Today I continue with my two part article on van Gogh’s stay in Provence. The second part covers the period he stayed in Saint Remy de Provence. Van Gogh was admitted to the Saint-Paul-de-Mausole asylum in Saint-Remy de Provence in May 1889. Saint Remy is a sleepy village 15 kilometers away from Arles. Upon my arrival I realized that there is a fully functioning mental hospital in the premises of the old asylum. Access to the premises is restricted, so no luck there. However, in a nearby building complex, that is more or less as it were 150 years ago, I found an environment and aura that trully moved me.
Vincent van Gogh was a very sick man when he was admitted to the asylum. He confessed to his brother Theo immediately after his admition that he is “a broken pitcher”.
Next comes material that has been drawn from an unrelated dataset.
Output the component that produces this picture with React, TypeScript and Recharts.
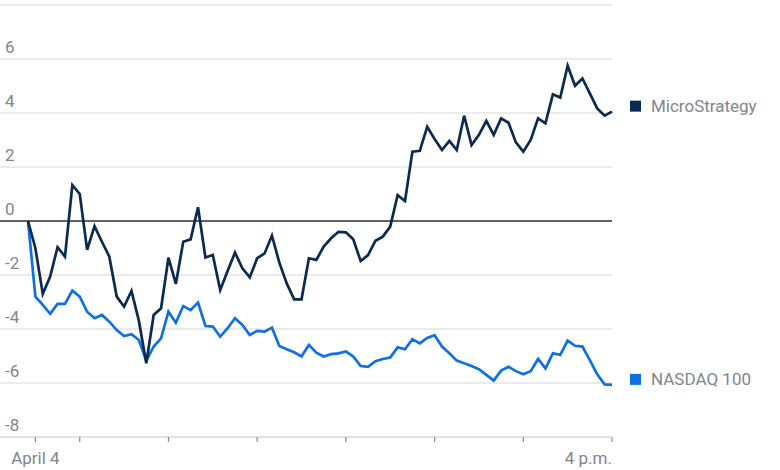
import { LineChart, Line, XAxis, YAxis, CartesianGrid, ReferenceLine } from 'recharts';

// 5-minute steps from 9:25 (previous close) to 4 p.m., % change
const microStrategy = [
    0, -1.01, -2.70, -2.06, -0.97, -1.32, 1.33, 1.0, -1.07, -0.19,
    -0.77, -1.32, -2.80, -3.17, -2.59, -3.7, -5.27, -3.48, -3.23, -1.36,
    -2.33, -0.77, -0.68, 0.51, -1.35, -1.26, -2.56, -1.85, -1.17, -1.75,
    -2.09, -1.38, -1.20, -0.54, -1.54, -2.31, -2.90, -2.90, -1.38, -1.44,
    -0.95, -0.64, -0.40, -0.42, -0.68, -1.48, -1.26, -0.73, -0.58, -0.21,
    0.96, 0.74, 2.57, 2.60, 3.49, 3.04, 2.63, 2.97, 2.63, 3.90,
    2.81, 3.19, 3.71, 3.19, 3.80, 3.64, 2.91, 2.57, 3.0, 3.80,
    3.62, 4.69, 4.57, 5.75, 5.01, 5.28, 4.73, 4.17, 3.90, 4.05
];

const nasdaq100 = [
    0, -2.80, -3.11, -3.44, -3.07, -3.07, -2.58, -2.80, -3.36, -3.60,
    -3.48, -3.73, -4.04, -4.26, -4.19, -4.41, -5.17, -4.65, -4.35, -3.36,
    -3.77, -3.15, -3.30, -3.02, -3.89, -3.91, -4.28, -3.97, -3.60, -3.85,
    -4.22, -4.07, -4.10, -3.95, -4.63, -4.75, -4.86, -5.02, -4.59, -4.88,
    -5.02, -4.93, -4.90, -4.83, -5.02, -5.37, -5.40, -5.19, -5.11, -5.06,
    -4.68, -4.75, -4.38, -4.53, -4.33, -4.23, -4.65, -4.90, -5.17, -5.27,
    -5.37, -5.49, -5.70, -5.91, -5.54, -5.40, -5.56, -5.68, -5.56, -5.11,
    -5.46, -4.90, -4.96, -4.43, -4.62, -4.65, -5.15, -5.68, -6.05, -6.07
];

// hourly ticks (index of 5-min step), only first and last labelled
const xTicks = [1, 7, 19, 31, 43, 55, 67, 79];
const xTickLabels: Record<number, string> = { 1: 'April 4', 79: '4 p.m.' };
const yTicks = [-8, -6, -4, -2, 0, 2, 4, 6, 8];

const data = microStrategy.map((v, i) => ({ i, mstr: v, ndx: nasdaq100[i] }));

const TEXT = '#80878a';
const NAVY = '#0b2a50';
const BLUE = '#0f70e0';

const XTick = ({ x, y, payload }: any) => {
    const label = xTickLabels[payload.value];
    if (!label) return null;
    const last = payload.value === xTicks[xTicks.length - 1];
    return (
        <text x={x} y={y + 20} textAnchor={last ? 'end' : 'middle'} fill={TEXT} fontSize={17}>
            {label}
        </text>
    );
};

const YTick = ({ y, payload }: any) => {
    if (payload.value === 8) return null;
    return (
        <text x={5} y={y - 6} textAnchor="start" fill={TEXT} fontSize={17}>
            {payload.value}
        </text>
    );
};

const endLabel = (name: string, color: string) => (props: any) => {
    const { x, y, index } = props;
    if (index !== data.length - 1) return null;
    return (
        <g key={name}>
            <rect x={x + 18} y={y - 11} width={11} height={11} fill={color} />
            <text x={x + 39} y={y} fill={TEXT} fontSize={17}>{name}</text>
        </g>
    );
};

export default function App() {
    return (
        <div style={{ position: 'absolute', left: 0, top: 0, background: '#fff' }}>
            <LineChart
                width={780}
                height={470}
                data={data}
                margin={{ top: 5, right: 168, left: -1, bottom: 3 }}
                style={{ fontFamily: 'Roboto, sans-serif' }}
            >
                <CartesianGrid vertical={false} stroke="#e4e4e4" strokeWidth={1.5} />
                <XAxis
                    dataKey="i"
                    type="number"
                    domain={[0, 79]}
                    ticks={xTicks}
                    padding={{ left: 28, right: 0 }}
                    height={30}
                    axisLine={{ stroke: '#e0e0e0', strokeWidth: 1.5 }}
                    tickLine={{ stroke: '#8a8a8a', strokeWidth: 1.2 }}
                    tickSize={5}
                    tick={<XTick />}
                    interval={0}
                />
                <YAxis
                    type="number"
                    domain={[-8, 8]}
                    ticks={yTicks}
                    width={1}
                    axisLine={false}
                    tickLine={false}
                    tick={<YTick />}
                    interval={0}
                />
                <ReferenceLine y={0} stroke="#333" strokeWidth={1.5} />
                <Line
                    dataKey="ndx"
                    type="linear"
                    stroke={BLUE}
                    strokeWidth={2.7}
                    dot={false}
                    isAnimationActive={false}
                    label={endLabel('NASDAQ 100', BLUE)}
                />
                <Line
                    dataKey="mstr"
                    type="linear"
                    stroke={NAVY}
                    strokeWidth={2.7}
                    dot={false}
                    isAnimationActive={false}
                    label={endLabel('MicroStrategy', NAVY)}
                />
            </LineChart>
        </div>
    );
}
I have read contradictory statements regarding the professionalism of the asylum in treating the mentally sick. In any case, I saw the regular instrument, the bathtub with its cover so that the patient (or victim) would be unable to free himself from the tubwith only the head and the palms sticking out.
Whatever the case, another sure sign of the restrictions was the window. A window with iron bars.
The bedroom is spartan, in many ways reminiscent of the Arles painting.
The bed is different, but the chair and the aura is the same. As as the aura of the corridor, simple, frigid and leading to eternal emptiness.
It is not coincidental that the patient wanted to paint the corridor.
Antd then there is the external world. The opening, the exit, the escape, only to return more intensely to the dark interior.
It is nice to be outside the confined space.
During the day…
and during the night …
you even have the chance to lay your eyes on a human being…
in your memories that haunt you… but prisoners always return to their inner yard
and pray for the sower to come ….
Van Gogh was not cured in the asylum and in less than one year’s period, moved north, to a small town near Paris, where he was to meet the Redeemer.